I prefer the Exxon because the Shell is too close to the exit and has a depressing layout and the guys that work there are always on their laptops or cell phones (completely destroys my image of gas station workers). The ladies that work at the Exxon have style (glitter nails and funky angel and jesus pins on their uniforms) and always something to say to me when I buy “Mad Housewife” merlot like, “I saw this in a magazine… makes a great gift,” and there was that time I heard one call the other “Big Booty Judy.”
Perhaps the greatest feature of the Exxon is that it has a very clean bathroom featuring one of those Xxxxcelerator high-powered hand dryers. You know the kind that nearly blow off the epidermal layer of your skin – very extreme hygiene.

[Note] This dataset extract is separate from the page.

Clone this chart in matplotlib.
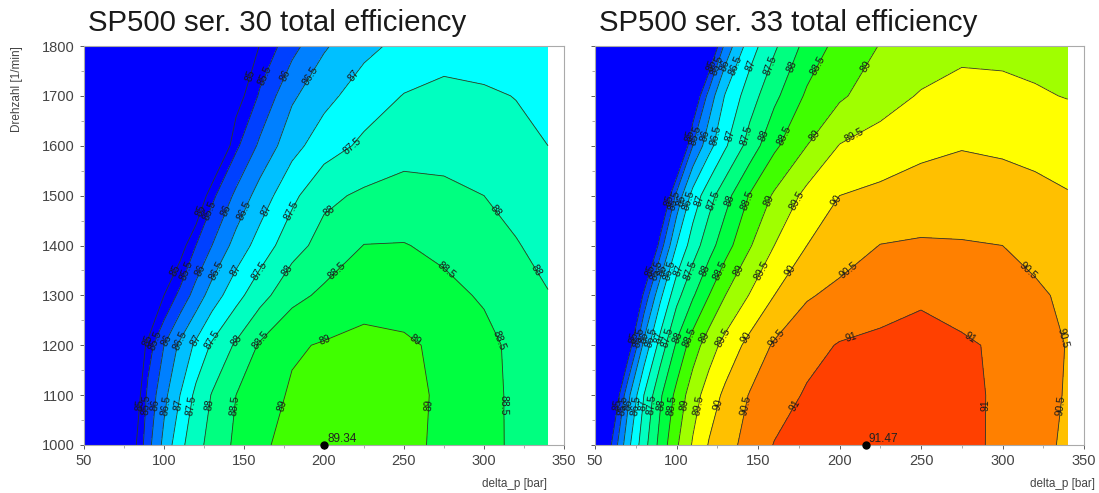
import matplotlib.pyplot as plt
import numpy as np

plt.rcParams['font.family'] = ['Liberation Sans', 'DejaVu Sans']

# grid: pressure difference [bar] x speed [1/min]
delta_p = [50, 60, 70, 80, 90, 100, 110, 120, 130, 145, 160, 180, 200, 225, 250, 275, 300, 320, 340]
speed = [1000, 1100, 1200, 1300, 1400, 1500, 1600, 1700, 1800]

# total efficiency [%], SP500 series 30 (one row per speed)
eff_30 = [
    [79.6, 81.3, 83.0, 84.7, 85.83, 86.64, 87.36, 87.83, 88.18, 88.59, 88.92, 89.15, 89.34, 89.22, 89.09, 88.93, 88.62, 88.43, 88.30],
    [79.2, 80.9, 82.6, 84.3, 85.64, 86.36, 87.00, 87.63, 88.03, 88.50, 88.78, 89.06, 89.20, 89.28, 89.12, 88.93, 88.63, 88.42, 88.25],
    [78.5, 80.2, 81.9, 83.6, 85.25, 86.00, 86.60, 87.10, 87.57, 88.07, 88.56, 88.94, 89.04, 89.11, 89.06, 88.92, 88.63, 88.39, 88.15],
    [76.5, 78.2, 79.9, 81.6, 83.3, 85.00, 85.65, 86.21, 86.73, 87.33, 87.82, 88.35, 88.60, 88.85, 88.83, 88.62, 88.45, 88.23, 88.02],
    [74.5, 76.2, 77.9, 79.6, 81.3, 83.0, 84.7, 85.5, 86.0, 86.69, 87.21, 87.81, 88.18, 88.51, 88.52, 88.40, 88.19, 88.03, 87.85],
    [72.4, 74.1, 75.8, 77.5, 79.2, 80.9, 82.6, 84.3, 85.38, 86.11, 86.72, 87.38, 87.89, 88.08, 88.19, 88.11, 88.0, 87.85, 87.7],
    [70.2, 71.9, 73.6, 75.3, 77.0, 78.7, 80.4, 82.1, 83.8, 85.4, 86.1, 86.83, 87.27, 87.6, 87.8, 87.83, 87.7, 87.6, 87.5],
    [68.5, 70.2, 71.9, 73.6, 75.3, 77.0, 78.7, 80.4, 82.1, 84.7, 85.58, 86.42, 86.85, 87.25, 87.52, 87.59, 87.55, 87.49, 87.35],
    [66.6, 68.3, 70.0, 71.7, 73.4, 75.1, 76.8, 78.5, 80.2, 82.8, 85.08, 85.83, 86.44, 86.87, 87.14, 87.36, 87.33, 87.27, 87.2],
]

# total efficiency [%], SP500 series 33
eff_33 = [
    [83.0, 85.0, 86.33, 87.3, 88.17, 88.93, 89.55, 90.04, 90.31, 90.69, 91.02, 91.18, 91.34, 91.42, 91.27, 91.11, 90.92, 90.65, 90.42],
    [82.2, 84.2, 85.83, 87.0, 87.92, 88.64, 89.28, 89.74, 90.11, 90.53, 90.79, 91.05, 91.19, 91.35, 91.22, 91.1, 90.93, 90.69, 90.46],
    [80.6, 82.6, 84.6, 86.13, 87.2, 88.07, 88.75, 89.27, 89.67, 90.16, 90.56, 90.85, 91.03, 91.1, 91.12, 91.07, 90.92, 90.7, 90.48],
    [79.2, 81.2, 83.2, 85.13, 86.38, 87.33, 87.94, 88.5, 89.0, 89.53, 90.0, 90.45, 90.63, 90.81, 90.95, 90.8, 90.67, 90.57, 90.42],
    [77.4, 79.4, 81.4, 83.4, 85.25, 86.5, 87.25, 87.8, 88.3, 88.96, 89.5, 90.0, 90.26, 90.51, 90.55, 90.53, 90.5, 90.38, 90.25],
    [76.0, 78.0, 80.0, 82.0, 84.0, 85.63, 86.69, 87.31, 87.82, 88.54, 89.07, 89.64, 90.0, 90.12, 90.24, 90.28, 90.22, 90.13, 90.03],
    [73.8, 75.8, 77.8, 79.8, 81.8, 83.8, 85.5, 86.33, 86.94, 87.71, 88.4, 89.0, 89.52, 89.69, 89.87, 89.97, 89.92, 89.86, 89.78],
    [72.4, 74.4, 76.4, 78.4, 80.4, 82.4, 84.4, 85.71, 86.55, 87.27, 87.88, 88.58, 88.92, 89.3, 89.54, 89.62, 89.6, 89.55, 89.48],
    [70.2, 72.2, 74.2, 76.2, 78.2, 80.2, 82.2, 84.2, 85.67, 86.77, 87.42, 88.17, 88.68, 89.02, 89.22, 89.41, 89.4, 89.35, 89.3],
]

# best points marked on the charts
best_30 = (200, 1000, 89.34)
best_33 = (216, 1000, 91.47)

titles = ["SP500 ser. 30 total efficiency", "SP500 ser. 33 total efficiency"]

band_colors = ['#0000FF', '#0040FF', '#0080FF', '#00C0FF', '#00FFFF', '#00FFC0', '#00FF80',
               '#00FF40', '#40FF00', '#A0FF00', '#FFFF00', '#FFC000', '#FF8000', '#FF4000']


def label_spots(cs, rows):
    # where each contour line crosses the given speed rows
    spots = []
    for path in cs.get_paths():
        for poly in path.to_polygons(closed_only=False):
            x, y = poly[:, 0], poly[:, 1]
            for r in rows:
                s = np.sign(y - r)
                for i in np.where(s[:-1] * s[1:] < 0)[0]:
                    t = (r - y[i]) / (y[i + 1] - y[i])
                    spots.append((x[i] + t * (x[i + 1] - x[i]), r))
    return spots


fig = plt.figure(figsize=(10.99, 4.93), dpi=100)
ax1 = fig.add_axes([84 / 1099, 48 / 493, 480 / 1099, 399 / 493])
ax2 = fig.add_axes([595 / 1099, 48 / 493, 489 / 1099, 399 / 493])

panels = [
    (ax1, eff_30, 85.5, 89.5, best_30, titles[0], [1080, 1210, 1350, 1470, 1600, 1740], -17),
    (ax2, eff_33, 85.0, 91.5, best_33, titles[1], [1080, 1215, 1350, 1490, 1620, 1760], 11),
]

for ax, eff, lo, hi, best, title, rows, xl_off in panels:
    Z = np.array(eff)
    fill_levels = [0] + list(np.arange(lo, hi + 0.01, 0.5)) + [100]
    ncol = len(fill_levels) - 1
    ax.contourf(delta_p, speed, Z, levels=fill_levels, colors=band_colors[:ncol])
    line_levels = np.arange(85, hi - 0.49, 0.5)
    cs = ax.contour(delta_p, speed, Z, levels=line_levels, colors='#2a3a2a', linewidths=0.6)
    ax.clabel(cs, fmt='%g', fontsize=7.5, inline=False, colors='#1a1a1a',
              manual=label_spots(cs, rows))

    ax.plot(best[0], best[1], 'o', color='black', markersize=5, clip_on=False, zorder=5)
    ax.text(best[0] + 2, best[1] + 6, f"{best[2]:.2f}", fontsize=8.5, color='#222222')

    ax.set_xlim(50, 350)
    ax.set_ylim(1000, 1800)
    ax.set_xticks(np.arange(50, 351, 50))
    ax.set_xticks(np.arange(50, 351, 25), minor=True)
    ax.set_yticks(np.arange(1000, 1801, 100))
    ax.set_yticks(np.arange(1000, 1801, 50), minor=True)
    ax.tick_params(labelsize=10.5, colors='#444444', length=3, width=0.6)
    ax.tick_params(which='minor', length=2, width=0.5, colors='#888888')
    for s in ax.spines.values():
        s.set_color('#AAAAAA')
        s.set_linewidth(0.8)

    bb = ax.get_position()
    fig.text(bb.x0 + 4 / 1099, 1 - 31 / 493, title, fontsize=21.2, color='#1a1a1a', va='baseline')
    fig.text(bb.x1 + xl_off / 1099, 1 - 487 / 493, "delta_p [bar]", fontsize=8.5, color='#444444', ha='right')

ax2.tick_params(labelleft=False)
ax1.set_ylabel("Drehzahl [1/min]", fontsize=8.5, color='#444444', loc='top')
ax1.yaxis.set_label_coords(-0.127, 1.0)

fig.savefig("out.png", dpi=100)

So, anyway, yesterday I nearly toppled over a small skinny, skinny man with a long, long pony-tail and teeny, wiry mustache. He was just standing around like a creepy little troll with a bunch of larger ogre dudes waiting for the guys restroom. I started to say “Exscuuuu-uuse you…” when I noticed that his ankles were hand – or I guess in this case it would be - ankle-cuffed together. I looked out the window and saw the white US Extradition van, and the armed officer (sporting a gold hoop earring which made me think; private company) by the door, and I thought, I really hope there aren’t chickconvicts in the ladies room, I’m in no mood for a lipstick riot, but I decided to take a chance knowing Big Booty Judy would have my back.
The second I opened the door a woman screamed. (Yes, this is a recurring but very true theme – screaming in restrooms) I thought she was reacting to the mob of barely supervised prisoners just a few feet away, but apparently she was just startled because she’d put her hands under the Xxcelerator Dryer and was completely unprepared for not only the unmistakable powerful burst of air, but for an air dryer all together. She looked at me and said, “God dang! I expected paper towels to come out of here.”
I laughed. Travel amateur. So I told her, “I’m sure one of the guys out there will let you dry your hands on their pants.”
Welcome to Smokansas.
3 comments:
Dear Gawd, girl. You are such a funny, sharp writer.
Dear Gawd, girl. You are such a funny, sharp writer.
thank you for taking me on an exciting trip to the gas station without even leaving my chair. you rule.